CHALLENGE: Write out each line of the listing as it stands, without the images.

** BEGIN **

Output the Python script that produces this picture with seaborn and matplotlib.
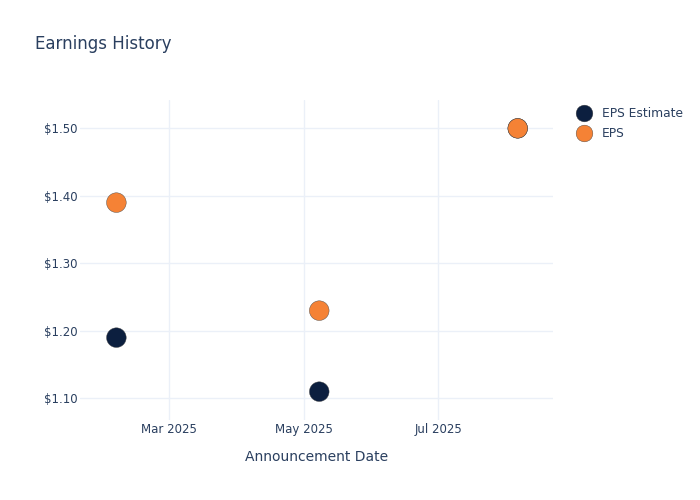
import pandas as pd
import seaborn as sns
import matplotlib.pyplot as plt
import matplotlib.dates as mdates

# data
dates = ["2025-02-05", "2025-05-08", "2025-08-06"]
eps_estimate = [1.19, 1.11, 1.50]
eps_actual = [1.39, 1.23, 1.50]

TEXT = "#2a3f5f"
GRID = "#ebf0f8"
COLORS = {"EPS Estimate": "#0c1f3f", "EPS": "#f58235"}

df = pd.DataFrame({
    "Date": pd.to_datetime(dates * 2),
    "Value": eps_estimate + eps_actual,
    "Series": ["EPS Estimate"] * 3 + ["EPS"] * 3,
})

sns.set_theme(style="white")
plt.rcParams.update({
    "font.family": ["DejaVu Sans"],
    "text.color": TEXT,
    "axes.labelcolor": TEXT,
    "xtick.color": TEXT,
    "ytick.color": TEXT,
})

fig = plt.figure(figsize=(7, 5), dpi=100)
ax = fig.add_axes([80 / 700, 80 / 500, 473 / 700, 320 / 500])

sns.scatterplot(data=df, x="Date", y="Value", hue="Series", palette=COLORS,
                s=200, edgecolor="#444444", linewidth=0.3, ax=ax, zorder=3)

ax.set_xlim(pd.Timestamp("2025-01-19 12:00"), pd.Timestamp("2025-08-22"))
ax.set_ylim(1.068, 1.542)
ax.set_yticks([1.1, 1.2, 1.3, 1.4, 1.5])
ax.yaxis.set_major_formatter(plt.FuncFormatter(lambda v, _: f"${v:.2f}"))
ax.xaxis.set_major_locator(mdates.MonthLocator(bymonth=[3, 5, 7]))
ax.xaxis.set_major_formatter(mdates.DateFormatter("%b %Y"))

ax.grid(True, color=GRID, linewidth=1)
ax.set_axisbelow(True)
for sp in ax.spines.values():
    sp.set_visible(False)
ax.tick_params(axis="both", length=0, labelsize=8.5)
ax.tick_params(axis="x", pad=2)
ax.tick_params(axis="y", pad=1.5)

ax.set_xlabel("Announcement Date", fontsize=10, labelpad=10)
ax.set_ylabel("")

fig.text(35 / 700, 1 - 44 / 500, "Earnings History", fontsize=12,
         color=TEXT, va="center", ha="left")

leg = ax.legend(loc="upper left", bbox_to_anchor=(572 / 700, 1 - 107 / 500),
                bbox_transform=fig.transFigure, frameon=False,
                fontsize=8.8, handletextpad=0.45, labelspacing=0.6,
                borderaxespad=0.0, borderpad=0.0, markerscale=0.85)
for t in leg.get_texts():
    t.set_color(TEXT)

fig.savefig("out.png", dpi=100)
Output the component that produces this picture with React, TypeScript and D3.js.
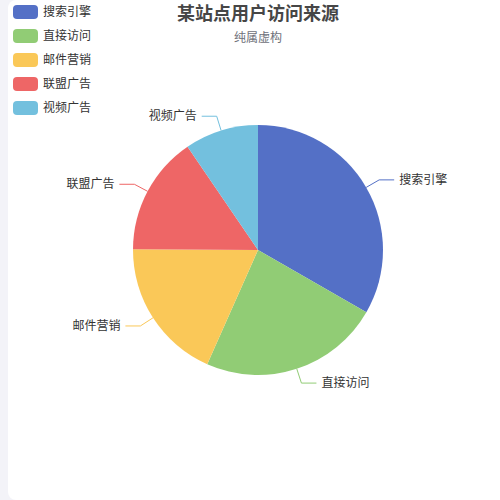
import React, { useEffect, useRef } from "react";
import * as d3 from "d3";

const categories = ["搜索引擎", "直接访问", "邮件营销", "联盟广告", "视频广告"];
const values = [1048, 735, 580, 484, 300];
const colors = ["#5470c6", "#91cc75", "#fac858", "#ee6666", "#73c0de"];
const titleText = "某站点用户访问来源";
const subText = "纯属虚构";

const W = 500;
const H = 500;
const FONT = "'Noto Sans CJK SC', 'Noto Sans', sans-serif";

export default function App() {
    const svgRef = useRef(null);

    useEffect(() => {
        const svg = d3.select(svgRef.current);
        svg.selectAll("*").remove();

        svg.append("rect")
            .attr("width", W)
            .attr("height", H)
            .attr("rx", 8)
            .attr("fill", "#ffffff");

        const cx = W / 2;
        const cy = H / 2;
        const radius = Math.min(W, H) / 4;

        const data = categories.map((c, i) => ({ name: c, value: values[i], color: colors[i] }));

        const pie = d3.pie<any>()
            .value(d => d.value)
            .sort(null);
        const arcs = pie(data);
        const arc = d3.arc<any>().innerRadius(0).outerRadius(radius);

        const g = svg.append("g").attr("transform", `translate(${cx},${cy})`);

        g.selectAll("path.slice")
            .data(arcs)
            .join("path")
            .attr("class", "slice")
            .attr("d", arc)
            .attr("fill", d => d.data.color);

        // label lines + labels
        arcs.forEach(a => {
            const mid = (a.startAngle + a.endAngle) / 2;
            const sx = Math.sin(mid);
            const sy = -Math.cos(mid);
            const p1 = [sx * radius, sy * radius];
            const p2 = [sx * (radius + 15), sy * (radius + 15)];
            const dir = sx >= 0 ? 1 : -1;
            const p3 = [p2[0] + dir * 15, p2[1]];
            g.append("polyline")
                .attr("points", [p1, p2, p3].map(p => p.join(",")).join(" "))
                .attr("fill", "none")
                .attr("stroke", a.data.color)
                .attr("stroke-width", 1);
            g.append("text")
                .attr("x", p3[0] + dir * 5)
                .attr("y", p3[1])
                .attr("dy", "0.35em")
                .attr("text-anchor", dir > 0 ? "start" : "end")
                .attr("fill", "#333")
                .style("font-size", "12px")
                .style("font-family", FONT)
                .text(a.data.name);
        });

        // title
        svg.append("text")
            .attr("x", cx)
            .attr("y", 14)
            .attr("dy", "0.35em")
            .attr("text-anchor", "middle")
            .attr("fill", "#464646")
            .style("font-size", "18px")
            .style("font-weight", "bold")
            .style("font-family", FONT)
            .text(titleText);

        svg.append("text")
            .attr("x", cx)
            .attr("y", 38)
            .attr("dy", "0.35em")
            .attr("text-anchor", "middle")
            .attr("fill", "#6e7079")
            .style("font-size", "12px")
            .style("font-family", FONT)
            .text(subText);

        // legend
        const legend = svg.append("g").attr("transform", "translate(5,5)");
        const items = legend.selectAll("g")
            .data(data)
            .join("g")
            .attr("transform", (d, i) => `translate(0,${i * 24})`);
        items.append("rect")
            .attr("width", 25)
            .attr("height", 14)
            .attr("rx", 4)
            .attr("fill", d => d.color);
        items.append("text")
            .attr("x", 30)
            .attr("y", 7)
            .attr("dy", "0.35em")
            .attr("fill", "#333")
            .style("font-size", "12px")
            .style("font-family", FONT)
            .text(d => d.name);
    }, []);

    return (
        <div style={{ position: "fixed", inset: 0, background: "#f3f3f8" }}>
            <svg ref={svgRef} width={W} height={H}
                 style={{ position: "absolute", left: 8, top: 0, display: "block" }} />
        </div>
    );
}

** END **

SOLUTION TO THE EXERCISE:
Output the Python script that produces this picture with seaborn and matplotlib.
import pandas as pd
import seaborn as sns
import matplotlib.pyplot as plt
import matplotlib.dates as mdates

# data
dates = ["2025-02-05", "2025-05-08", "2025-08-06"]
eps_estimate = [1.19, 1.11, 1.50]
eps_actual = [1.39, 1.23, 1.50]

TEXT = "#2a3f5f"
GRID = "#ebf0f8"
COLORS = {"EPS Estimate": "#0c1f3f", "EPS": "#f58235"}

df = pd.DataFrame({
    "Date": pd.to_datetime(dates * 2),
    "Value": eps_estimate + eps_actual,
    "Series": ["EPS Estimate"] * 3 + ["EPS"] * 3,
})

sns.set_theme(style="white")
plt.rcParams.update({
    "font.family": ["DejaVu Sans"],
    "text.color": TEXT,
    "axes.labelcolor": TEXT,
    "xtick.color": TEXT,
    "ytick.color": TEXT,
})

fig = plt.figure(figsize=(7, 5), dpi=100)
ax = fig.add_axes([80 / 700, 80 / 500, 473 / 700, 320 / 500])

sns.scatterplot(data=df, x="Date", y="Value", hue="Series", palette=COLORS,
                s=200, edgecolor="#444444", linewidth=0.3, ax=ax, zorder=3)

ax.set_xlim(pd.Timestamp("2025-01-19 12:00"), pd.Timestamp("2025-08-22"))
ax.set_ylim(1.068, 1.542)
ax.set_yticks([1.1, 1.2, 1.3, 1.4, 1.5])
ax.yaxis.set_major_formatter(plt.FuncFormatter(lambda v, _: f"${v:.2f}"))
ax.xaxis.set_major_locator(mdates.MonthLocator(bymonth=[3, 5, 7]))
ax.xaxis.set_major_formatter(mdates.DateFormatter("%b %Y"))

ax.grid(True, color=GRID, linewidth=1)
ax.set_axisbelow(True)
for sp in ax.spines.values():
    sp.set_visible(False)
ax.tick_params(axis="both", length=0, labelsize=8.5)
ax.tick_params(axis="x", pad=2)
ax.tick_params(axis="y", pad=1.5)

ax.set_xlabel("Announcement Date", fontsize=10, labelpad=10)
ax.set_ylabel("")

fig.text(35 / 700, 1 - 44 / 500, "Earnings History", fontsize=12,
         color=TEXT, va="center", ha="left")

leg = ax.legend(loc="upper left", bbox_to_anchor=(572 / 700, 1 - 107 / 500),
                bbox_transform=fig.transFigure, frameon=False,
                fontsize=8.8, handletextpad=0.45, labelspacing=0.6,
                borderaxespad=0.0, borderpad=0.0, markerscale=0.85)
for t in leg.get_texts():
    t.set_color(TEXT)

fig.savefig("out.png", dpi=100)
Output the component that produces this picture with React, TypeScript and D3.js.
import React, { useEffect, useRef } from "react";
import * as d3 from "d3";

const categories = ["搜索引擎", "直接访问", "邮件营销", "联盟广告", "视频广告"];
const values = [1048, 735, 580, 484, 300];
const colors = ["#5470c6", "#91cc75", "#fac858", "#ee6666", "#73c0de"];
const titleText = "某站点用户访问来源";
const subText = "纯属虚构";

const W = 500;
const H = 500;
const FONT = "'Noto Sans CJK SC', 'Noto Sans', sans-serif";

export default function App() {
    const svgRef = useRef(null);

    useEffect(() => {
        const svg = d3.select(svgRef.current);
        svg.selectAll("*").remove();

        svg.append("rect")
            .attr("width", W)
            .attr("height", H)
            .attr("rx", 8)
            .attr("fill", "#ffffff");

        const cx = W / 2;
        const cy = H / 2;
        const radius = Math.min(W, H) / 4;

        const data = categories.map((c, i) => ({ name: c, value: values[i], color: colors[i] }));

        const pie = d3.pie<any>()
            .value(d => d.value)
            .sort(null);
        const arcs = pie(data);
        const arc = d3.arc<any>().innerRadius(0).outerRadius(radius);

        const g = svg.append("g").attr("transform", `translate(${cx},${cy})`);

        g.selectAll("path.slice")
            .data(arcs)
            .join("path")
            .attr("class", "slice")
            .attr("d", arc)
            .attr("fill", d => d.data.color);

        // label lines + labels
        arcs.forEach(a => {
            const mid = (a.startAngle + a.endAngle) / 2;
            const sx = Math.sin(mid);
            const sy = -Math.cos(mid);
            const p1 = [sx * radius, sy * radius];
            const p2 = [sx * (radius + 15), sy * (radius + 15)];
            const dir = sx >= 0 ? 1 : -1;
            const p3 = [p2[0] + dir * 15, p2[1]];
            g.append("polyline")
                .attr("points", [p1, p2, p3].map(p => p.join(",")).join(" "))
                .attr("fill", "none")
                .attr("stroke", a.data.color)
                .attr("stroke-width", 1);
            g.append("text")
                .attr("x", p3[0] + dir * 5)
                .attr("y", p3[1])
                .attr("dy", "0.35em")
                .attr("text-anchor", dir > 0 ? "start" : "end")
                .attr("fill", "#333")
                .style("font-size", "12px")
                .style("font-family", FONT)
                .text(a.data.name);
        });

        // title
        svg.append("text")
            .attr("x", cx)
            .attr("y", 14)
            .attr("dy", "0.35em")
            .attr("text-anchor", "middle")
            .attr("fill", "#464646")
            .style("font-size", "18px")
            .style("font-weight", "bold")
            .style("font-family", FONT)
            .text(titleText);

        svg.append("text")
            .attr("x", cx)
            .attr("y", 38)
            .attr("dy", "0.35em")
            .attr("text-anchor", "middle")
            .attr("fill", "#6e7079")
            .style("font-size", "12px")
            .style("font-family", FONT)
            .text(subText);

        // legend
        const legend = svg.append("g").attr("transform", "translate(5,5)");
        const items = legend.selectAll("g")
            .data(data)
            .join("g")
            .attr("transform", (d, i) => `translate(0,${i * 24})`);
        items.append("rect")
            .attr("width", 25)
            .attr("height", 14)
            .attr("rx", 4)
            .attr("fill", d => d.color);
        items.append("text")
            .attr("x", 30)
            .attr("y", 7)
            .attr("dy", "0.35em")
            .attr("fill", "#333")
            .style("font-size", "12px")
            .style("font-family", FONT)
            .text(d => d.name);
    }, []);

    return (
        <div style={{ position: "fixed", inset: 0, background: "#f3f3f8" }}>
            <svg ref={svgRef} width={W} height={H}
                 style={{ position: "absolute", left: 8, top: 0, display: "block" }} />
        </div>
    );
}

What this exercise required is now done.